--- Start DATASET CONTENT ---

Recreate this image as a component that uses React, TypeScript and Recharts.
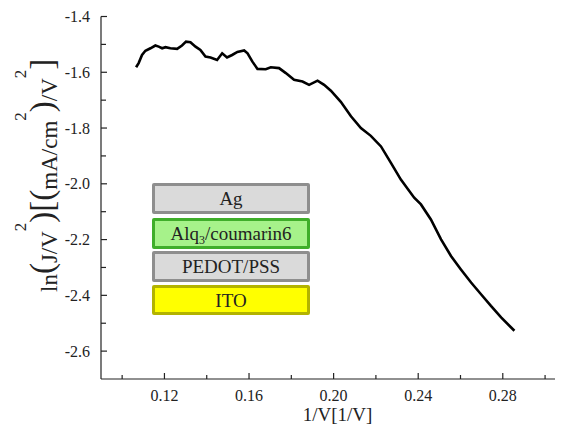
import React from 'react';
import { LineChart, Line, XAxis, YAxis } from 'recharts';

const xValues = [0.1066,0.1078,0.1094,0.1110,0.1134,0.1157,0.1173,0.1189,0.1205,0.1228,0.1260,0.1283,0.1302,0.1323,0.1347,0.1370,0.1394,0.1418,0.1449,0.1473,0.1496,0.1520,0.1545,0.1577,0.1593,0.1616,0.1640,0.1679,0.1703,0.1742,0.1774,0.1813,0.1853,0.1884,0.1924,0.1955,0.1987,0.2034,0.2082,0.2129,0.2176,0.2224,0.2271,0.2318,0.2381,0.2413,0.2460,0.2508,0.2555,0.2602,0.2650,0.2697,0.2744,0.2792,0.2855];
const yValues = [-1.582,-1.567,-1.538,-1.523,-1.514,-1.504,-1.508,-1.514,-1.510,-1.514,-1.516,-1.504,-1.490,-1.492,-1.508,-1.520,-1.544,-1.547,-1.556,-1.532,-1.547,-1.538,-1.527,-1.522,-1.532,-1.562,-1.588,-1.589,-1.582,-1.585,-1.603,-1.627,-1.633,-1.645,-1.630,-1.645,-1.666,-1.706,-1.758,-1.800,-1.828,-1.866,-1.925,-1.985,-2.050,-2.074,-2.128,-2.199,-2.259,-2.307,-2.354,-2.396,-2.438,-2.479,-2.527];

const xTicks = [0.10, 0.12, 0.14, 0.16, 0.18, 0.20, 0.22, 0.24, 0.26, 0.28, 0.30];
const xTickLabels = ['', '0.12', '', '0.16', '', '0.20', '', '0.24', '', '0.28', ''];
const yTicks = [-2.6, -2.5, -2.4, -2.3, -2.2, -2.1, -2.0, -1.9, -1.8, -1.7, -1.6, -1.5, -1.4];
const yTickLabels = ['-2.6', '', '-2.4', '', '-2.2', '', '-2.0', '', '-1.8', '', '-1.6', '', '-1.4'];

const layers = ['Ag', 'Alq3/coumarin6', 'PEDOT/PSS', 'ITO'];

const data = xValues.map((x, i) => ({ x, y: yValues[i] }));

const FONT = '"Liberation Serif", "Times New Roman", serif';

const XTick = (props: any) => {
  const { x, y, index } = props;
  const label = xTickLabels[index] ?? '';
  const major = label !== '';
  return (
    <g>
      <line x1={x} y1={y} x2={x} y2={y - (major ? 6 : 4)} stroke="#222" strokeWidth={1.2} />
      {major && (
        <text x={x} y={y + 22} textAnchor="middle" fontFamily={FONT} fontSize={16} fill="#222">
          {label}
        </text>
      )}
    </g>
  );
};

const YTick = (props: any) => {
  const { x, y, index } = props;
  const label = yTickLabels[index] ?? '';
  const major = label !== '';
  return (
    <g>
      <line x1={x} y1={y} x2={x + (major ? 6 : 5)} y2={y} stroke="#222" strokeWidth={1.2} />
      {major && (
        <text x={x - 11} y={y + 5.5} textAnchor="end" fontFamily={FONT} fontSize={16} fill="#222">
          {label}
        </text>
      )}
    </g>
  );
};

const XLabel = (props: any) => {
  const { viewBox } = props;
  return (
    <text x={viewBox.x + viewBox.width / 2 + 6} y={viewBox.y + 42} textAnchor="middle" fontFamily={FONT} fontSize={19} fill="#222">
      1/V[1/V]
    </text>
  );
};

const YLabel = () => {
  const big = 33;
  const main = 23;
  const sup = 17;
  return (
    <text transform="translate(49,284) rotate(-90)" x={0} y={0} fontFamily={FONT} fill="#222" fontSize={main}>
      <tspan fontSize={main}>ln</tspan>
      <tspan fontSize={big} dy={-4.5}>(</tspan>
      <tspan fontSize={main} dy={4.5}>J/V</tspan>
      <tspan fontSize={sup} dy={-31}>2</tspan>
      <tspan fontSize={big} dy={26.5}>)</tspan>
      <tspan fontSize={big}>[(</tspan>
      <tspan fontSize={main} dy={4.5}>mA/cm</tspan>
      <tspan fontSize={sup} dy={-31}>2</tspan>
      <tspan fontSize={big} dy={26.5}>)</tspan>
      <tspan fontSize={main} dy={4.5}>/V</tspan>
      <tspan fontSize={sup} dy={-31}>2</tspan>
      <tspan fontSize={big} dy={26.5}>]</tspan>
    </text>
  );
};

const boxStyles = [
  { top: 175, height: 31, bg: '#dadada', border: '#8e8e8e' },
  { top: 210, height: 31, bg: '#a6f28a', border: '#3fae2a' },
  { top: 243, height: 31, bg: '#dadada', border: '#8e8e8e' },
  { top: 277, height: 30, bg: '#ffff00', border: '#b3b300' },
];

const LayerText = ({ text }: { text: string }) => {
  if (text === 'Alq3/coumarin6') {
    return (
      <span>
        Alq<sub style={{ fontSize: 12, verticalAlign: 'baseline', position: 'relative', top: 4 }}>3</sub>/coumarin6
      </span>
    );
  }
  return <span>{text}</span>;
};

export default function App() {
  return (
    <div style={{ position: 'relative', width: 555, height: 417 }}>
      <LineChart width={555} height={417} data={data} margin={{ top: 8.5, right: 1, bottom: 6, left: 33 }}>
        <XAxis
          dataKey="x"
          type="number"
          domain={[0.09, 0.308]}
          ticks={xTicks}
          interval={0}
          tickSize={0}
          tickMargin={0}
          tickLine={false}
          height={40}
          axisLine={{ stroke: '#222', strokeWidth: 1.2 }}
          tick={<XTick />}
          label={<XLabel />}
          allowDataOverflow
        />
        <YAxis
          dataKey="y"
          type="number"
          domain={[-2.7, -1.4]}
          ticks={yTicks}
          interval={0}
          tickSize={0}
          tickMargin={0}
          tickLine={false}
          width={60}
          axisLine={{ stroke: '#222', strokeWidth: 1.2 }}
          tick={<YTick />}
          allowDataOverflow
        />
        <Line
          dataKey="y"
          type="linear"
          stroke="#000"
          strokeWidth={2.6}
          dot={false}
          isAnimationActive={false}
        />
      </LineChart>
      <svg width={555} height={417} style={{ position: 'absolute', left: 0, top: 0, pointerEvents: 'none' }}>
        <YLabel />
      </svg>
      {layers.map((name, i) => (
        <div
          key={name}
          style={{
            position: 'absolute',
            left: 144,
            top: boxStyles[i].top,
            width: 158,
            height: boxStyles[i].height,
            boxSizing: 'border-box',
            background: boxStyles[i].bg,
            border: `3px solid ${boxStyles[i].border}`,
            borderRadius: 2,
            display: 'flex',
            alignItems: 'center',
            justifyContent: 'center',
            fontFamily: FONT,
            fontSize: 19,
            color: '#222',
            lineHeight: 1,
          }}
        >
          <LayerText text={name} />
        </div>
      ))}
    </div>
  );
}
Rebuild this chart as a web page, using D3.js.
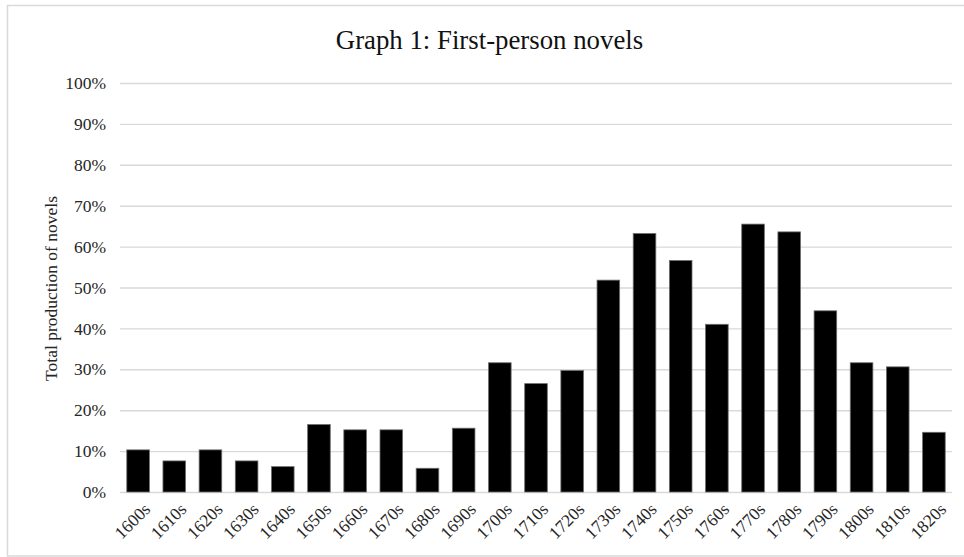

--- End DATASET CONTENT ---

OBJECTIVE
Copy the whole of the material above exactly, but not its images.

RESPONSE TO THIS EXERCISE
Recreate this image as a component that uses React, TypeScript and Recharts.
import React from 'react';
import { LineChart, Line, XAxis, YAxis } from 'recharts';

const xValues = [0.1066,0.1078,0.1094,0.1110,0.1134,0.1157,0.1173,0.1189,0.1205,0.1228,0.1260,0.1283,0.1302,0.1323,0.1347,0.1370,0.1394,0.1418,0.1449,0.1473,0.1496,0.1520,0.1545,0.1577,0.1593,0.1616,0.1640,0.1679,0.1703,0.1742,0.1774,0.1813,0.1853,0.1884,0.1924,0.1955,0.1987,0.2034,0.2082,0.2129,0.2176,0.2224,0.2271,0.2318,0.2381,0.2413,0.2460,0.2508,0.2555,0.2602,0.2650,0.2697,0.2744,0.2792,0.2855];
const yValues = [-1.582,-1.567,-1.538,-1.523,-1.514,-1.504,-1.508,-1.514,-1.510,-1.514,-1.516,-1.504,-1.490,-1.492,-1.508,-1.520,-1.544,-1.547,-1.556,-1.532,-1.547,-1.538,-1.527,-1.522,-1.532,-1.562,-1.588,-1.589,-1.582,-1.585,-1.603,-1.627,-1.633,-1.645,-1.630,-1.645,-1.666,-1.706,-1.758,-1.800,-1.828,-1.866,-1.925,-1.985,-2.050,-2.074,-2.128,-2.199,-2.259,-2.307,-2.354,-2.396,-2.438,-2.479,-2.527];

const xTicks = [0.10, 0.12, 0.14, 0.16, 0.18, 0.20, 0.22, 0.24, 0.26, 0.28, 0.30];
const xTickLabels = ['', '0.12', '', '0.16', '', '0.20', '', '0.24', '', '0.28', ''];
const yTicks = [-2.6, -2.5, -2.4, -2.3, -2.2, -2.1, -2.0, -1.9, -1.8, -1.7, -1.6, -1.5, -1.4];
const yTickLabels = ['-2.6', '', '-2.4', '', '-2.2', '', '-2.0', '', '-1.8', '', '-1.6', '', '-1.4'];

const layers = ['Ag', 'Alq3/coumarin6', 'PEDOT/PSS', 'ITO'];

const data = xValues.map((x, i) => ({ x, y: yValues[i] }));

const FONT = '"Liberation Serif", "Times New Roman", serif';

const XTick = (props: any) => {
  const { x, y, index } = props;
  const label = xTickLabels[index] ?? '';
  const major = label !== '';
  return (
    <g>
      <line x1={x} y1={y} x2={x} y2={y - (major ? 6 : 4)} stroke="#222" strokeWidth={1.2} />
      {major && (
        <text x={x} y={y + 22} textAnchor="middle" fontFamily={FONT} fontSize={16} fill="#222">
          {label}
        </text>
      )}
    </g>
  );
};

const YTick = (props: any) => {
  const { x, y, index } = props;
  const label = yTickLabels[index] ?? '';
  const major = label !== '';
  return (
    <g>
      <line x1={x} y1={y} x2={x + (major ? 6 : 5)} y2={y} stroke="#222" strokeWidth={1.2} />
      {major && (
        <text x={x - 11} y={y + 5.5} textAnchor="end" fontFamily={FONT} fontSize={16} fill="#222">
          {label}
        </text>
      )}
    </g>
  );
};

const XLabel = (props: any) => {
  const { viewBox } = props;
  return (
    <text x={viewBox.x + viewBox.width / 2 + 6} y={viewBox.y + 42} textAnchor="middle" fontFamily={FONT} fontSize={19} fill="#222">
      1/V[1/V]
    </text>
  );
};

const YLabel = () => {
  const big = 33;
  const main = 23;
  const sup = 17;
  return (
    <text transform="translate(49,284) rotate(-90)" x={0} y={0} fontFamily={FONT} fill="#222" fontSize={main}>
      <tspan fontSize={main}>ln</tspan>
      <tspan fontSize={big} dy={-4.5}>(</tspan>
      <tspan fontSize={main} dy={4.5}>J/V</tspan>
      <tspan fontSize={sup} dy={-31}>2</tspan>
      <tspan fontSize={big} dy={26.5}>)</tspan>
      <tspan fontSize={big}>[(</tspan>
      <tspan fontSize={main} dy={4.5}>mA/cm</tspan>
      <tspan fontSize={sup} dy={-31}>2</tspan>
      <tspan fontSize={big} dy={26.5}>)</tspan>
      <tspan fontSize={main} dy={4.5}>/V</tspan>
      <tspan fontSize={sup} dy={-31}>2</tspan>
      <tspan fontSize={big} dy={26.5}>]</tspan>
    </text>
  );
};

const boxStyles = [
  { top: 175, height: 31, bg: '#dadada', border: '#8e8e8e' },
  { top: 210, height: 31, bg: '#a6f28a', border: '#3fae2a' },
  { top: 243, height: 31, bg: '#dadada', border: '#8e8e8e' },
  { top: 277, height: 30, bg: '#ffff00', border: '#b3b300' },
];

const LayerText = ({ text }: { text: string }) => {
  if (text === 'Alq3/coumarin6') {
    return (
      <span>
        Alq<sub style={{ fontSize: 12, verticalAlign: 'baseline', position: 'relative', top: 4 }}>3</sub>/coumarin6
      </span>
    );
  }
  return <span>{text}</span>;
};

export default function App() {
  return (
    <div style={{ position: 'relative', width: 555, height: 417 }}>
      <LineChart width={555} height={417} data={data} margin={{ top: 8.5, right: 1, bottom: 6, left: 33 }}>
        <XAxis
          dataKey="x"
          type="number"
          domain={[0.09, 0.308]}
          ticks={xTicks}
          interval={0}
          tickSize={0}
          tickMargin={0}
          tickLine={false}
          height={40}
          axisLine={{ stroke: '#222', strokeWidth: 1.2 }}
          tick={<XTick />}
          label={<XLabel />}
          allowDataOverflow
        />
        <YAxis
          dataKey="y"
          type="number"
          domain={[-2.7, -1.4]}
          ticks={yTicks}
          interval={0}
          tickSize={0}
          tickMargin={0}
          tickLine={false}
          width={60}
          axisLine={{ stroke: '#222', strokeWidth: 1.2 }}
          tick={<YTick />}
          allowDataOverflow
        />
        <Line
          dataKey="y"
          type="linear"
          stroke="#000"
          strokeWidth={2.6}
          dot={false}
          isAnimationActive={false}
        />
      </LineChart>
      <svg width={555} height={417} style={{ position: 'absolute', left: 0, top: 0, pointerEvents: 'none' }}>
        <YLabel />
      </svg>
      {layers.map((name, i) => (
        <div
          key={name}
          style={{
            position: 'absolute',
            left: 144,
            top: boxStyles[i].top,
            width: 158,
            height: boxStyles[i].height,
            boxSizing: 'border-box',
            background: boxStyles[i].bg,
            border: `3px solid ${boxStyles[i].border}`,
            borderRadius: 2,
            display: 'flex',
            alignItems: 'center',
            justifyContent: 'center',
            fontFamily: FONT,
            fontSize: 19,
            color: '#222',
            lineHeight: 1,
          }}
        >
          <LayerText text={name} />
        </div>
      ))}
    </div>
  );
}
Rebuild this chart as a web page, using D3.js.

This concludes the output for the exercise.